There's no "one-size-fits-all" diet, according to new research

By Dr. Ronald Hoffman

Are you whipsawed by the conflicting claims for the low-fat, fiber-rich, plant-based diet vs. the high-fat, low-carb, animal protein-based diet? How could BOTH be effective for certain people to optimize their metabolisms and achieve weight loss goals, while leaving others high-and-dry in terms of diet success?

We've seen a lot of diet fads: raw foods, fruititarian, blood-type, Paleo, Macrobiotic, Whole 30, ketogenic-all have their acolytes. Then there are those advocated by government health authorities and the American Heart Association, who basically advise the public to avoid extremes and eat something like a "balanced" Mediterranean or "DASH" diet-high in fiber, moderate in fat, low in sodium. Trouble is, even that mainstream approach is ineffective for some people.

How can we explain this wide variation in responses?

And, moreover, can we develop methods of predicting an individual's unique way of responding to certain foods?

A pair of enterprising Israeli scientists have recently sought to do precisely that. Choosing blood sugar as an easily-quantifiable measure of response to food, Drs. Eran Elinav and Eran Segal of the Weizmann Institute of Science have developed an algorithm which successfully characterizes how people will respond to different meals.

First, they demonstrated (not surprisingly!) that "different strokes for different folks" applies to food responses.

The popular "glycemic index" (GI) is a measure of how quickly specific foods spike blood sugar responses. For example, canned chickpeas have a relatively low GI of 38 compared with fruit roll-ups which have a GI of 99. Trouble is, premium ice cream also has a GI of 38. Which do you think could set you on a path to diabetes faster-chickpeas or ice cream? The answer highlights the obvious inadequacies of the GI for making diet recommendations.

Elinav and Segal report on profound inter-subject variations in blood sugar responses to foods. Meals that caused precipitous rises in blood sugar in one subject produced barely a blip in others. One subject reacted profoundly to bananas; another did not, but instead experienced glucose spikes from cookies.

This observation hearkens back to pioneering clinical ecologist Dr. William Philpott, author of Victory over Diabetes: A Bio-Ecologic Triumph.
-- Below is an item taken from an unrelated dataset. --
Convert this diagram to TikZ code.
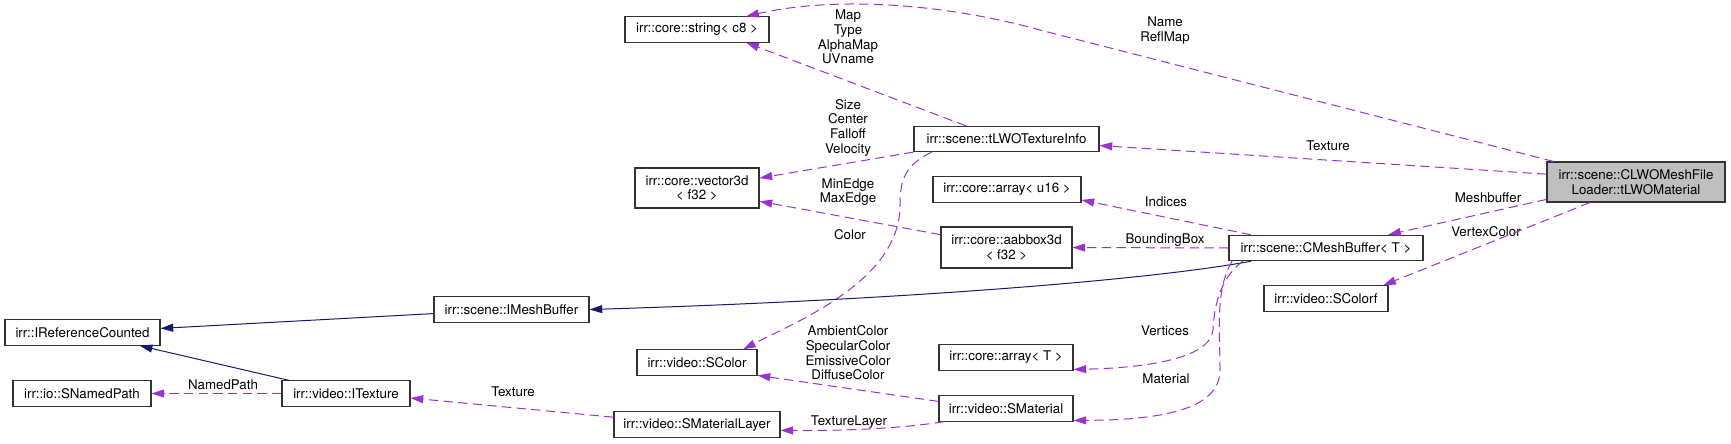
\documentclass[tikz,border=0pt]{standalone}
\usepackage{fontspec}
\setmainfont{TeX Gyre Heros}
\usetikzlibrary{arrows.meta}

\definecolor{depcol}{HTML}{9A32CD}
\definecolor{inhcol}{HTML}{191970}
\definecolor{curcol}{HTML}{BFBFBF}

\begin{document}
\begin{tikzpicture}[
    x=0.75pt, y=-0.75pt,
    cls/.style={draw=black!80, line width=0.8pt, fill=white, rectangle, inner sep=0pt, minimum height=19pt, align=center, font=\fontsize{10}{11}\selectfont},
    lbl/.style={inner sep=0pt, align=center, font=\fontsize{10}{11}\selectfont},
    dep/.style={draw=depcol, line width=0.75pt, dash pattern=on 7pt off 4pt, -{Triangle[length=9.5pt,width=6pt]}},
    inh/.style={draw=inhcol, line width=0.75pt, -{Triangle[length=9.5pt,width=6pt]}}
]
\useasboundingbox (0,0) rectangle (1731,443);

\node[cls, minimum width=108pt] (str) at (697,29.5) {irr::core::string< c8 >};
\node[cls, minimum width=138.75pt] (texinfo) at (1006.5,139) {irr::scene::tLWOTextureInfo};
\node[cls, minimum width=93pt, minimum height=30pt] (vec) at (697,188) {irr::core::vector3d\\< f32 >};
\node[cls, minimum width=111pt] (arru16) at (1007,189.5) {irr::core::array< u16 >};
\node[cls, minimum width=98.25pt, minimum height=30.75pt] (aabb) at (1006.5,247.5) {irr::core::aabbox3d\\< f32 >};
\node[cls, fill=curcol, minimum width=133.5pt, minimum height=30pt] (mat) at (1636,182) {irr::scene::CLWOMeshFile\\Loader::tLWOMaterial};
\node[cls, minimum width=145.5pt] (cmb) at (1326,248) {irr::scene::CMeshBuffer< T >};
\node[cls, minimum width=93pt] (scolorf) at (1326,298.5) {irr::video::SColorf};
\node[cls, minimum width=116.25pt] (imb) at (511.5,309.5) {irr::scene::IMeshBuffer};
\node[cls, minimum width=116.25pt] (irc) at (82.5,332.5) {irr::IReferenceCounted};
\node[cls, minimum width=90pt] (scolor) at (697,362.5) {irr::video::SColor};
\node[cls, minimum width=100.5pt] (arrt) at (1006,357.5) {irr::core::array< T >};
\node[cls, minimum width=103.5pt] (snp) at (82,393.5) {irr::io::SNamedPath};
\node[cls, minimum width=96pt] (itex) at (346,393.5) {irr::video::ITexture};
\node[cls, minimum width=100.5pt] (smat) at (1006,408.5) {irr::video::SMaterial};
\node[cls, minimum width=124.5pt] (smlay) at (697,424.5) {irr::video::SMaterialLayer};

\node[lbl] (lname) at (1165,30.5) {Name\\ReflMap};
\node[lbl] (lmap) at (848,37) {Map\\Type\\AlphaMap\\UVname};
\node[lbl] (lsize) at (848,127.5) {Size\\Center\\Falloff\\Velocity};
\node[lbl] (ltex) at (1328,146) {Texture};
\node[lbl] (ledge) at (848,192) {MinEdge\\MaxEdge};
\node[lbl] (lind) at (1166,202) {Indices};
\node[lbl] (lmesh) at (1488,198) {Meshbuffer};
\node[lbl] (lcolor) at (850,235) {Color};
\node[lbl] (lbox) at (1165,240) {BoundingBox};
\node[lbl] (lvcol) at (1486,232) {VertexColor};
\node[lbl] (lvert) at (1165,331) {Vertices};
\node[lbl] (lamb) at (848,353) {AmbientColor\\SpecularColor\\EmissiveColor\\DiffuseColor};
\node[lbl] (lmatl) at (1166,379) {Material};
\node[lbl] (lnp) at (223,385) {NamedPath};
\node[lbl] (ltexb) at (513,392) {Texture};
\node[lbl] (ltl) at (849,422) {TextureLayer};

\draw[dep] (mat.166) -- (1040,30) .. controls (950,5) and (840,-5) .. (str.15);
\draw[dep] (texinfo.162) -- (str.-15);
\draw[dep] (texinfo.188) -- (vec.9);
\draw[dep] (mat.175) -- (texinfo.-4);
\draw[dep] (texinfo.190) .. controls (905,165) and (900,180) .. (900,205) .. controls (900,280) and (800,320) .. (scolor.16);
\draw[dep] (aabb.169) -- (vec.-12);
\draw[dep] (cmb.170) -- (arru16.-8);
\draw[dep] (cmb.west) -- (aabb.east);
\draw[dep] (mat.191) -- (cmb.12);
\draw[dep] (mat.204) -- (scolorf.13);
\draw[inh] (cmb.190) .. controls (1150,280) and (900,300) .. (imb.east);
\draw[dep] (cmb.189) .. controls (1218,280) and (1214,310) .. (1213,330) .. controls (1210,360) and (1140,368) .. (arrt.-10);
\draw[dep] (cmb.188) .. controls (1215,290) and (1220,330) .. (1220,370) .. controls (1220,410) and (1160,420) .. (smat.-10);
\draw[dep] (smat.174) -- (scolor.-12);
\draw[dep] (smat.192) .. controls (910,427) and (860,431) .. (smlay.-4);
\draw[dep] (smlay.175) -- (itex.-4);
\draw[dep] (itex.west) -- (snp.east);
\draw[inh] (imb.183) -- (irc.3);
\draw[inh] (itex.167) -- (irc.-13);
\end{tikzpicture}
\end{document}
Philpott proposed that differences in metabolic responses to foods were allergic in nature-that food reactions impaired the body's handling of certain comestibles, resulting in disparities of carbohydrate disposition.

Philpott even handed out fingerstick glucometers to his patients and invited them to test their blood sugar responses to foods one-by-one. One of his former patients reported to me that she discovered she had an atypical exaggerated response to buckwheat, of all things, and has since steered clear of it.

Elinav and Segal sought to create an algorithm-a mathematical model-that predicts how an individual would respond to a given food. Using 137 factors, including such familiar ones as age, body mass index, and medical history-as well as novel ones, like the characteristics of the bacteria that inhabit the intestine (microbiome), they managed with uncanny precision to reach practical conclusions for averting unhealthy blood sugar rises.

Of interest, the timing of food consumption affected blood sugar responses, even within the same individual. In a single participant, there were different responses depending on whether a food was consumed after sleep vs. after exercise.

The Israeli study is one of the first to account for interperson variations in the microbiome as a major determinant of how foods are metabolized.

With the advent of more accurate genetic testing (nutrigenomics), there promises to be a revolution in nutritional science which will take the guesswork out of planning individual diets for optimizing health and combatting obesity.